Shortly after my daughter’s second birthday, the tantrums started. We’re not talking normal, run of the mill, terrible two tantrums. We’re talking hours upon hours of inconsolability. Screams of agony. Rages out of nowhere. Hitting, scratching, and hair-pulling any time I attempted to get near her.
It was like a switch had flipped. My sweet, loving, verbal little girl was melting down in front of my very eyes. And I felt completely and utterly helpless in witnessing the destruction.
I wrote about one of those instances here, admitting to my own failings as a mother on a day when I had succumbed to that helplessness. The armchair analysts of the Internet declared my 2-year-old a “monster” and me “a doormat.”
I was doing it all wrong, they cried. My little girl was doomed for failure and a future prison sentence, they said. All of this based on a single post about one bad tantrum.
For my part, I was torn. I knew my little girl wasn’t a monster, and I knew I wasn’t a doormat. But I’ve worked with kids my entire life. My degree is in developmental psychology, and I spent years working as a nanny and volunteering with kids of all ages from abuse and trauma backgrounds. I’ve seen my fair share of both “normal” and “abnormal” toddler behavior, and I know there is a range there — that sometimes a bad tantrum is just a tantrum. But something in my gut was telling me this was veering outside the range of normal.
It was just that admitting that thought about my own child felt … wrong.
It didn’t help that, as a single mother, no one else was around to witness exactly what I was seeing. My friends tried to help me problem-solve, but I was the only one who saw the full extent of what was going on, which left me second-guessing if it was really all that bad. Or maybe the problem was me … what if I was just a terrible parent?
Those fears resulted in me staying silent about the struggles we were dealing with in our home. I love my daughter fiercely. She was (and is) the best thing to have ever happened to me. Talking about what was going on felt like a betrayal to her, like trying to convince others that something was wrong with my child. And admitting to my fears felt like ammunition for those who might already think I was in no way deserving of parenthood; those who might be quick to assume that as a single mother I was intrinsically lacking, with my daughter’s behavior serving only as proof of that fact.
When I finally wrote that piece about the single worst day in our tantrum struggles, what the Internet commenters of the world didn’t know was that I had already scheduled our first appointment with a behavioral specialist. I had already picked up the phone and admitted that something was wrong; I just didn’t know what that something was, or whether it stemmed from her or me.

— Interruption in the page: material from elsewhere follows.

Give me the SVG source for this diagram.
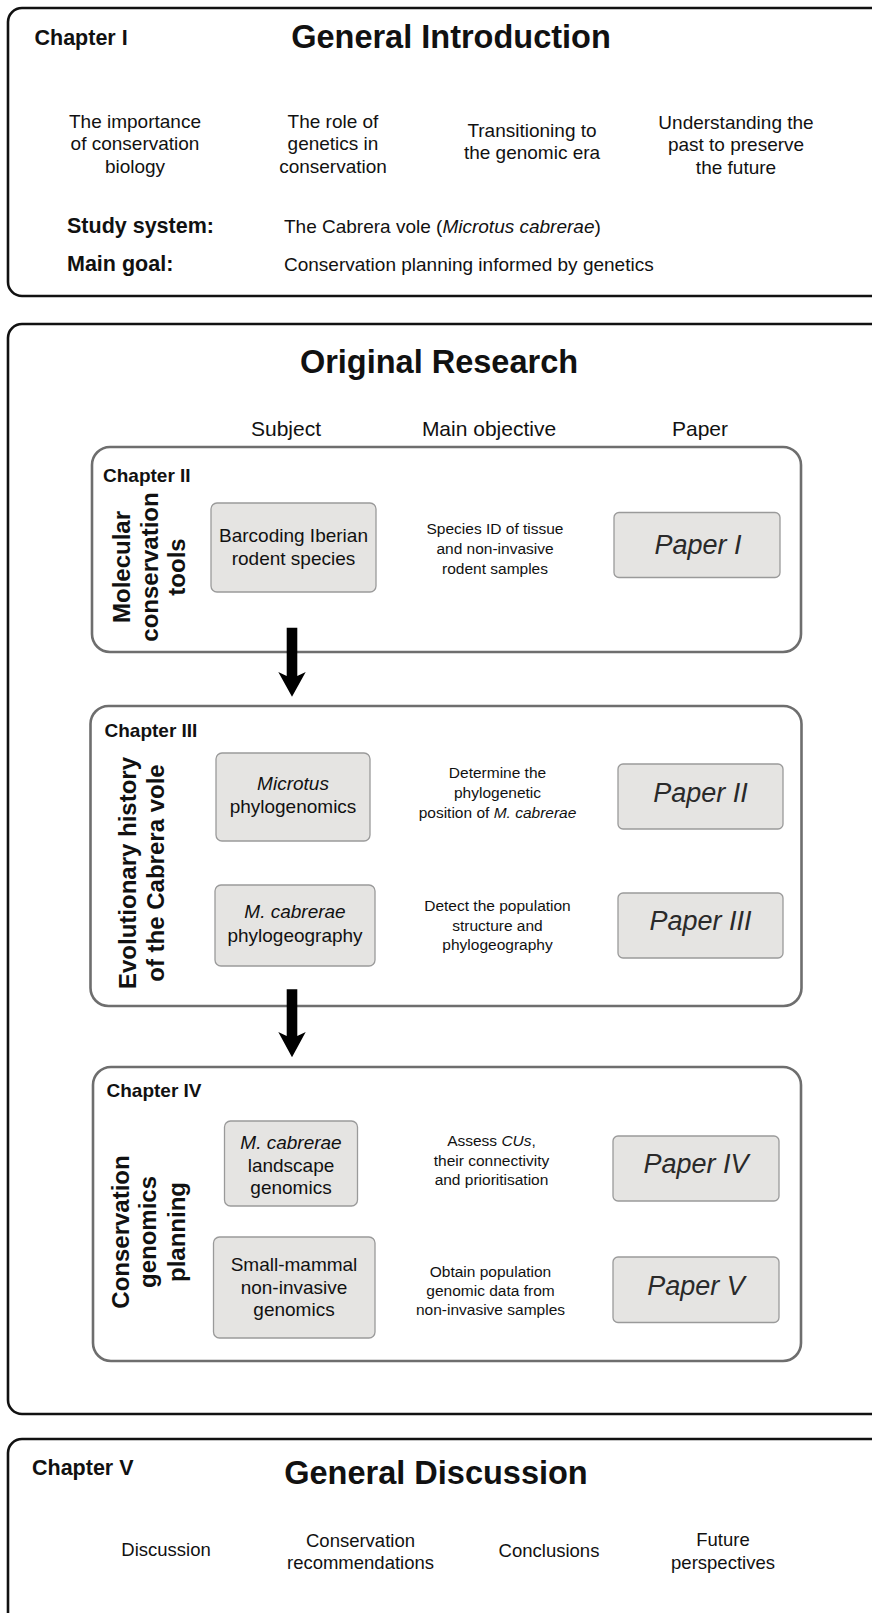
<svg xmlns="http://www.w3.org/2000/svg" width="872" height="1613" viewBox="0 0 872 1613">
<style>
text{font-family:"Liberation Sans",Arial,sans-serif;fill:#111}
.outer{fill:#fff;stroke:#111;stroke-width:2.6}
.sec{fill:#fff;stroke:#6e6e6e;stroke-width:2.6}
.node{fill:#e5e4e2;stroke:#9a9a9a;stroke-width:1.3}
.chapO{font-size:21.5px;font-weight:bold}
.chapI{font-size:19px;font-weight:bold}
.title{font-size:32.5px;font-weight:bold;text-anchor:middle}
.item{font-size:19px;text-anchor:middle}
.hdr{font-size:21px;text-anchor:middle}
.lbl{font-size:21.5px;font-weight:bold}
.body{font-size:19px}
.side{font-size:24px;font-weight:bold;text-anchor:middle}
.subj{font-size:19px;text-anchor:middle}
.obj{font-size:15.5px;text-anchor:middle}
.paper{font-size:27px;font-style:italic;text-anchor:middle;fill:#2a2a2a}
.it{font-style:italic}
.disc{font-size:18.5px;text-anchor:middle}
.arrow{fill:#000}
</style>

<g id="intro">
<rect class="outer" x="8" y="8" width="890" height="288" rx="14"/>
<text class="chapO" x="34.5" y="45">Chapter I</text>
<text class="title" x="451" y="48">General Introduction</text>
<text class="item" x="135" y="127.5">The importance</text>
<text class="item" x="135" y="150">of conservation</text>
<text class="item" x="135" y="172.5">biology</text>
<text class="item" x="333" y="127.5">The role of</text>
<text class="item" x="333" y="150">genetics in</text>
<text class="item" x="333" y="172.5">conservation</text>
<text class="item" x="532" y="136.7">Transitioning to</text>
<text class="item" x="532" y="159.3">the genomic era</text>
<text class="item" x="736" y="128.5">Understanding the</text>
<text class="item" x="736" y="151">past to preserve</text>
<text class="item" x="736" y="173.5">the future</text>
<text class="lbl" x="67" y="233">Study system:</text>
<text class="body" x="284" y="233">The Cabrera vole (<tspan class="it">Microtus cabrerae</tspan>)</text>
<text class="lbl" x="67" y="270.5">Main goal:</text>
<text class="body" x="284" y="270.5">Conservation planning informed by genetics</text>
</g>

<g id="research">
<rect class="outer" x="8" y="324" width="890" height="1090" rx="14"/>
<text class="title" x="439" y="373">Original Research</text>
<text class="hdr" x="286" y="436">Subject</text>
<text class="hdr" x="489" y="436">Main objective</text>
<text class="hdr" x="700" y="436">Paper</text>
</g>

<g id="chapter2">
<rect class="sec" x="92" y="447" width="709" height="205" rx="18"/>
<text class="chapI" x="103" y="482">Chapter II</text>
<text class="side" transform="translate(130,567) rotate(-90)">Molecular</text>
<text class="side" transform="translate(157.5,567) rotate(-90)">conservation</text>
<text class="side" transform="translate(185,567) rotate(-90)">tools</text>
</g>
<g id="subject-barcoding">
<rect class="node" x="211" y="503" width="165" height="89" rx="6"/>
<text class="subj" x="293.5" y="542">Barcoding Iberian</text>
<text class="subj" x="293.5" y="564.5">rodent species</text>
</g>
<g id="objective-1">
<text class="obj" x="495" y="534">Species ID of tissue</text>
<text class="obj" x="495" y="554">and non-invasive</text>
<text class="obj" x="495" y="574">rodent samples</text>
</g>
<g id="paper-1">
<rect class="node" x="614" y="512.5" width="166" height="65" rx="5"/>
<text class="paper" x="698" y="553.5">Paper I</text>
</g>

<g id="chapter3">
<rect class="sec" x="90.5" y="706" width="711" height="300" rx="18"/>
<text class="chapI" x="104.5" y="737">Chapter III</text>
<text class="side" transform="translate(136,873) rotate(-90)">Evolutionary history</text>
<text class="side" transform="translate(163.5,873) rotate(-90)">of the Cabrera vole</text>
</g>
<g id="subject-phylogenomics">
<rect class="node" x="216" y="753" width="154" height="88" rx="6"/>
<text class="subj it" x="293" y="790">Microtus</text>
<text class="subj" x="293" y="813">phylogenomics</text>
</g>
<g id="objective-2">
<text class="obj" x="497.5" y="778">Determine the</text>
<text class="obj" x="497.5" y="798">phylogenetic</text>
<text class="obj" x="497.5" y="818">position of <tspan class="it">M. cabrerae</tspan></text>
</g>
<g id="paper-2">
<rect class="node" x="618" y="764" width="165" height="65" rx="5"/>
<text class="paper" x="700.5" y="802">Paper II</text>
</g>
<g id="subject-phylogeography">
<rect class="node" x="215" y="885" width="160" height="81" rx="6"/>
<text class="subj it" x="295" y="918">M. cabrerae</text>
<text class="subj" x="295" y="941.5">phylogeography</text>
</g>
<g id="objective-3">
<text class="obj" x="497.5" y="911">Detect the population</text>
<text class="obj" x="497.5" y="930.5">structure and</text>
<text class="obj" x="497.5" y="950">phylogeography</text>
</g>
<g id="paper-3">
<rect class="node" x="618" y="893" width="165" height="65" rx="5"/>
<text class="paper" x="700.5" y="930">Paper III</text>
</g>

<g id="chapter4">
<rect class="sec" x="93" y="1067" width="708" height="294" rx="18"/>
<text class="chapI" x="106.5" y="1097">Chapter IV</text>
<text class="side" transform="translate(128.5,1232) rotate(-90)">Conservation</text>
<text class="side" transform="translate(156,1232) rotate(-90)">genomics</text>
<text class="side" transform="translate(185,1232) rotate(-90)">planning</text>
</g>
<g id="subject-landscape">
<rect class="node" x="224.5" y="1121" width="133" height="85" rx="6"/>
<text class="subj it" x="291" y="1148.5">M. cabrerae</text>
<text class="subj" x="291" y="1171.5">landscape</text>
<text class="subj" x="291" y="1194">genomics</text>
</g>
<g id="objective-4">
<text class="obj" x="491.5" y="1145.5">Assess <tspan class="it">CUs</tspan>,</text>
<text class="obj" x="491.5" y="1165.5">their connectivity</text>
<text class="obj" x="491.5" y="1185">and prioritisation</text>
</g>
<g id="paper-4">
<rect class="node" x="613" y="1136" width="166" height="65" rx="5"/>
<text class="paper" x="696" y="1173">Paper IV</text>
</g>
<g id="subject-noninvasive">
<rect class="node" x="213.5" y="1237" width="161.5" height="101" rx="6"/>
<text class="subj" x="294" y="1270.5">Small-mammal</text>
<text class="subj" x="294" y="1293.5">non-invasive</text>
<text class="subj" x="294" y="1316">genomics</text>
</g>
<g id="objective-5">
<text class="obj" x="490.5" y="1276.5">Obtain population</text>
<text class="obj" x="490.5" y="1296">genomic data from</text>
<text class="obj" x="490.5" y="1315">non-invasive samples</text>
</g>
<g id="paper-5">
<rect class="node" x="613" y="1257" width="166" height="65.5" rx="5"/>
<text class="paper" x="696" y="1295">Paper V</text>
</g>

<g id="discussion">
<rect class="outer" x="8" y="1439" width="890" height="200" rx="14"/>
<text class="chapO" x="32" y="1475">Chapter V</text>
<text class="title" x="436" y="1483.5">General Discussion</text>
<text class="disc" x="166" y="1556">Discussion</text>
<text class="disc" x="360.5" y="1547">Conservation</text>
<text class="disc" x="360.5" y="1568.5">recommendations</text>
<text class="disc" x="549" y="1557">Conclusions</text>
<text class="disc" x="723" y="1546">Future</text>
<text class="disc" x="723" y="1568.5">perspectives</text>
</g>

<g id="connectors">
<path class="arrow" d="M286.7,627.7 H297.3 V676 L305.7,672 L292,696.7 L278.3,672 L286.7,676 Z"/>
<path class="arrow" d="M286.7,989.3 H297.3 V1036 L305.7,1032 L292,1057.3 L278.3,1032 L286.7,1036 Z"/>
</g>
</svg>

That was, perhaps, the hardest part to swallow. It was painful, making that appointment and admitting that I needed help; that my child’s behavior felt outside the scope of “normal”. But it was even harder to face the two possibilities I saw in front of me: That this was either my fault (some flaw in my parenting), or that something was wrong with my little girl (and what kind of terrible parent even contemplates something like that?).
By the time our first appointment came, I was a nervous wreck. I didn’t want to learn my daughter was suffering from something that might make life harder for her, but I was also terrified of being told that I just wasn’t enough for her. It didn’t feel like anything good could possibly come from this appointment, but what was the alternative? Sticking my head in the sand and ignoring that something wasn’t working?
More than anything, I didn’t want to be the mom who was so afraid of the truth that she allowed bad behavior to continue into the long term rather than admitting she might need help. So I swallowed my pride, and fear, and I called.
In the end, asking for help was the best thing I could have done. The behavioral therapist served as another adult to help me rationally assess the situation and search for solutions. She was kind and empathetic, and she treated me like an educated peer rather than an ignorant woman who had no business parenting.
Over the last few months, my girl and I have been making great strides together, and the solutions we’ve latched on to through behavioral therapy have helped us both immensely. This isn’t to say there are no more extreme tantrums, because sometimes, there still are. It’s just that now, I feel better equipped to deal with them and to help my little girl process through, when that switch flips.
It was the right step to make, as scary as it was in the moment, and I’m glad I made that call. Not because the Internet declared my child a monster or me a horrible parent, but because we just needed a little help.
Maybe you just need a little help, too?